The fence is temporary, but its construction is anything but. The elaborate steel and wood enclosure, protecting the 5-building development off Rawlins Avenue in Country Club from graffiti and vandalism, may foretell the immediate future of the long-stalled project. The property, designated as 1-5 Teddy Place, may be far away from receiving the approvals it needs to get completed.

A stop work order was issued and remains in effect for the location of the former Finkle Mansion. The 90% finished homes were discovered to be noncompliant with the city’s stringent R-2 zoning’s back and side yard requirement.

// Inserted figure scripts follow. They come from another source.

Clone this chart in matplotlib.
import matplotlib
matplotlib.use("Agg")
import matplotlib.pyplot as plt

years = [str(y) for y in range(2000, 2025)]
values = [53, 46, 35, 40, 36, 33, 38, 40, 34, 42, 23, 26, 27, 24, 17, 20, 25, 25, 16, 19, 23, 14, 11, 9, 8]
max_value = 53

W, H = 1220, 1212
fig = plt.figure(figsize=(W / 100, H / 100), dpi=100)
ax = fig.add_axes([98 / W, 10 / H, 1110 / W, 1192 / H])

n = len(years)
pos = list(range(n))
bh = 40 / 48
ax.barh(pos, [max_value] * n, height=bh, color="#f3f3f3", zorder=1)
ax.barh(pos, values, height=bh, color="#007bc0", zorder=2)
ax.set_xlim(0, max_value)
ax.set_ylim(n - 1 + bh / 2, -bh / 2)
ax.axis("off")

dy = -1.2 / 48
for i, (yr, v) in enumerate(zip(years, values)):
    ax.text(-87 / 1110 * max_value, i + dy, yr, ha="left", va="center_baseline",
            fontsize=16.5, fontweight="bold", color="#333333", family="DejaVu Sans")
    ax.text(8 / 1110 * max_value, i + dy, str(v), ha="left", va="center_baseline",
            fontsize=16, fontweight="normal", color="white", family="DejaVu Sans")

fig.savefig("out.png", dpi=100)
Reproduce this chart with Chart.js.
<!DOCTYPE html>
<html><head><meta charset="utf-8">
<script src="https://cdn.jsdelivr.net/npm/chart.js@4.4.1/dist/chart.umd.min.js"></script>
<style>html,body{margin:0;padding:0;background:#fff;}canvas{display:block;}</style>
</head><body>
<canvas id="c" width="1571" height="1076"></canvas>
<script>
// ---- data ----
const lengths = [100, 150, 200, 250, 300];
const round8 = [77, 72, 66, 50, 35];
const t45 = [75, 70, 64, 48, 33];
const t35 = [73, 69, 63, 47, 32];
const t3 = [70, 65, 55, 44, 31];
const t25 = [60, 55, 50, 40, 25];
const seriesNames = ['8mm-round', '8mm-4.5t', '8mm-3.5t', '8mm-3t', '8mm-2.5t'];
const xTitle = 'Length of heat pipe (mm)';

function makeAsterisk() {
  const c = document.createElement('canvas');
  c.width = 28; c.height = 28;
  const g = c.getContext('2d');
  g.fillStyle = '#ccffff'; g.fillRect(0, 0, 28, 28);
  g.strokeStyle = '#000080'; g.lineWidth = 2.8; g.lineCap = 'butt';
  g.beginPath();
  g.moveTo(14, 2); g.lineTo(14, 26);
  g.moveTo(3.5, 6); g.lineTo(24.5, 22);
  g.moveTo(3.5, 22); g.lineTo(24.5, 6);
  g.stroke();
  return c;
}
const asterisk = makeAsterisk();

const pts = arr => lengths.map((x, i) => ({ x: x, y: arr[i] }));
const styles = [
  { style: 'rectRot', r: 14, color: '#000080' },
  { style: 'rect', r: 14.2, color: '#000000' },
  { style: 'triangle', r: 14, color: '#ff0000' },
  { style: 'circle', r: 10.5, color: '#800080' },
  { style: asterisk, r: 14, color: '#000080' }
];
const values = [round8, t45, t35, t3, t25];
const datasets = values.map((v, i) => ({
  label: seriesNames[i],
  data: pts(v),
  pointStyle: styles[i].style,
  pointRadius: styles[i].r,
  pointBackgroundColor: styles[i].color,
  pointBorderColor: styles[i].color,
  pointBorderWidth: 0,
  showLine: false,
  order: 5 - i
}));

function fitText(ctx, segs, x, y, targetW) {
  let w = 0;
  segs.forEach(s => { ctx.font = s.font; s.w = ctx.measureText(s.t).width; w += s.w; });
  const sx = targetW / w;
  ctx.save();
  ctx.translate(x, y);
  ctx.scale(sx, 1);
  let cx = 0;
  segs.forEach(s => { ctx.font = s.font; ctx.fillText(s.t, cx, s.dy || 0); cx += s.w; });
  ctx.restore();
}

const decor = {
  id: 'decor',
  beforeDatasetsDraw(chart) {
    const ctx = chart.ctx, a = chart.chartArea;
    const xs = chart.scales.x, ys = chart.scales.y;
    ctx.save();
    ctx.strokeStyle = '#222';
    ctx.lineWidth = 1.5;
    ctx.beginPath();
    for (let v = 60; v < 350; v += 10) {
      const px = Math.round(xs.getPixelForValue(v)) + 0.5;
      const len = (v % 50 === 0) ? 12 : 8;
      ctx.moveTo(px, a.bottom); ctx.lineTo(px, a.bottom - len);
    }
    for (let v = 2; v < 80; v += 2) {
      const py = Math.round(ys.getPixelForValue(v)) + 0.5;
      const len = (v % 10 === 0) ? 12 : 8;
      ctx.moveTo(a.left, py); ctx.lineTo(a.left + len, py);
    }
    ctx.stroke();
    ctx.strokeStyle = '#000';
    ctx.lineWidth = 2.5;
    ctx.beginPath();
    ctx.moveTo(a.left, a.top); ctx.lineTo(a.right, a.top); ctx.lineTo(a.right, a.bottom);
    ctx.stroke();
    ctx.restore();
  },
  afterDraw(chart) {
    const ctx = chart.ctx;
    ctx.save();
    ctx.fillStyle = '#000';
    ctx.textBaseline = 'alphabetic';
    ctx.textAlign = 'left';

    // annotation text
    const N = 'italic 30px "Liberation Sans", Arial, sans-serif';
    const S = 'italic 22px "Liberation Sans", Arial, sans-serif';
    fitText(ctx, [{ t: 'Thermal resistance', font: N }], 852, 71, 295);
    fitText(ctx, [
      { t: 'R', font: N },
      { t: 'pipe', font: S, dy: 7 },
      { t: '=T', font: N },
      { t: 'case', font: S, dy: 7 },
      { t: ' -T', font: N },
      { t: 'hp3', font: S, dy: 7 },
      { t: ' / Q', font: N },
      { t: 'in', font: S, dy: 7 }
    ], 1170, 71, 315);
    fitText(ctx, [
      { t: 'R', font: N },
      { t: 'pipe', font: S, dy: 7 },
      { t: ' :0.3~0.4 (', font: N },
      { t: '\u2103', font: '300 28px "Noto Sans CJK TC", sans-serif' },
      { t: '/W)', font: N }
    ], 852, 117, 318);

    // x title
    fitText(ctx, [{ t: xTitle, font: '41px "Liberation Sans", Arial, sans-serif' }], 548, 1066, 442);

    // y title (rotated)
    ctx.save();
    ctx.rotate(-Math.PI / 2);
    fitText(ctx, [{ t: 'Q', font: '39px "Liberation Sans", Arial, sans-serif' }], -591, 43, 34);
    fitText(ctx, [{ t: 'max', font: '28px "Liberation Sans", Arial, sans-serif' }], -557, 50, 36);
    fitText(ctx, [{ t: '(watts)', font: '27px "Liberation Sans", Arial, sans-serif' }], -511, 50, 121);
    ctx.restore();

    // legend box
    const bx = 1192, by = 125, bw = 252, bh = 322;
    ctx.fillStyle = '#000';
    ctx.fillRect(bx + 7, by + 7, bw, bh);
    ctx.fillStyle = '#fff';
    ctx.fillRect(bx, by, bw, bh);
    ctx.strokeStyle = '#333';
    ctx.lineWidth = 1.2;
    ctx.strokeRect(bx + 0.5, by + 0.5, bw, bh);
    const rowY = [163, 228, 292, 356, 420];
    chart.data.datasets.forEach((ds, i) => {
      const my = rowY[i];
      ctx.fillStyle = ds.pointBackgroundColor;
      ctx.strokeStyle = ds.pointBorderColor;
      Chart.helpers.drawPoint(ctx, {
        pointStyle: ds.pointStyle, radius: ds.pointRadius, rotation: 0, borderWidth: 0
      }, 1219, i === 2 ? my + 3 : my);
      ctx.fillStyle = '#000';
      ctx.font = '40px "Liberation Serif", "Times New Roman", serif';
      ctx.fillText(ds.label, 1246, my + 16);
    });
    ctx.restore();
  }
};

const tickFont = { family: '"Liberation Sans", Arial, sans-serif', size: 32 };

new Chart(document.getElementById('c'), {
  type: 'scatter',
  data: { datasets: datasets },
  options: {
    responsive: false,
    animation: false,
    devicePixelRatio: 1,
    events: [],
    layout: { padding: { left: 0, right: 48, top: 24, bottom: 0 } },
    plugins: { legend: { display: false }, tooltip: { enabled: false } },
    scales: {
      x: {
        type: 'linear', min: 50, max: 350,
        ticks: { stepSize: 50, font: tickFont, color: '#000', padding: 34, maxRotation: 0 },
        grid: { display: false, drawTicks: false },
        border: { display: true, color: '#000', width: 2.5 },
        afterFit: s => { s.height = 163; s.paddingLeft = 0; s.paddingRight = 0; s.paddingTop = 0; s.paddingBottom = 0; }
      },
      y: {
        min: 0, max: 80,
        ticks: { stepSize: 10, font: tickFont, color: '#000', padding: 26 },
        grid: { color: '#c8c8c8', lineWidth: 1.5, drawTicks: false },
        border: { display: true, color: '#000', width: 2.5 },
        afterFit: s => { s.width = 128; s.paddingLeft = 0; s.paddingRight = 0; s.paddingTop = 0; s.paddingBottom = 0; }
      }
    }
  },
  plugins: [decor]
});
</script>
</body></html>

The homes will continue to remain vacant while the NYC Department of Buildings and the property developer come up with a solution. An unlikely alternative would be to receive a variance or waiver on the project, both requiring the developer to provide proof that financial hardship requires that he complete the project as soon as possible.

Neighbors are growing impatient with the project as vandalism continues to haunt the development.

On November 24, a complaint was issued against the location regarding the state of the work fence which had been pulled down, allowing easy access to the construction site.

Residents reported people entering the area, seeing lights left on in the vacant homes, and people using it as a dumping ground for unwanted items, including two televisions.

The property owner recently tried to remedy these problems by installing a wood panel fence, over newly installed steel posts, which remains locked and secured to prevent any future incidents or complaints at the location.

“It is common to have plywood panels put up along the front,” said Marcia Pavlica, president of the Country Club Civic Association.

“I personally preferred the chain link fence because you could see what was going on in there, the neighbor would keep watch on the place.”

Since the installation of the new fence Pavlica has reported seeing construction equipment and a backhoe, with no explanation or understanding of what they would be used for.

“About a week ago it seemed like they started a clean-up,” said Pavlica, who noticed new gravel had been placed to improve the site’s appearance. “The stop work order precludes them doing further construction inside but I don’t know if it prevents them from maintaining the outside.”

Whatever may be going on within the site, community members hope a resolution will be reached soon, but are happy the site seems to be maintained.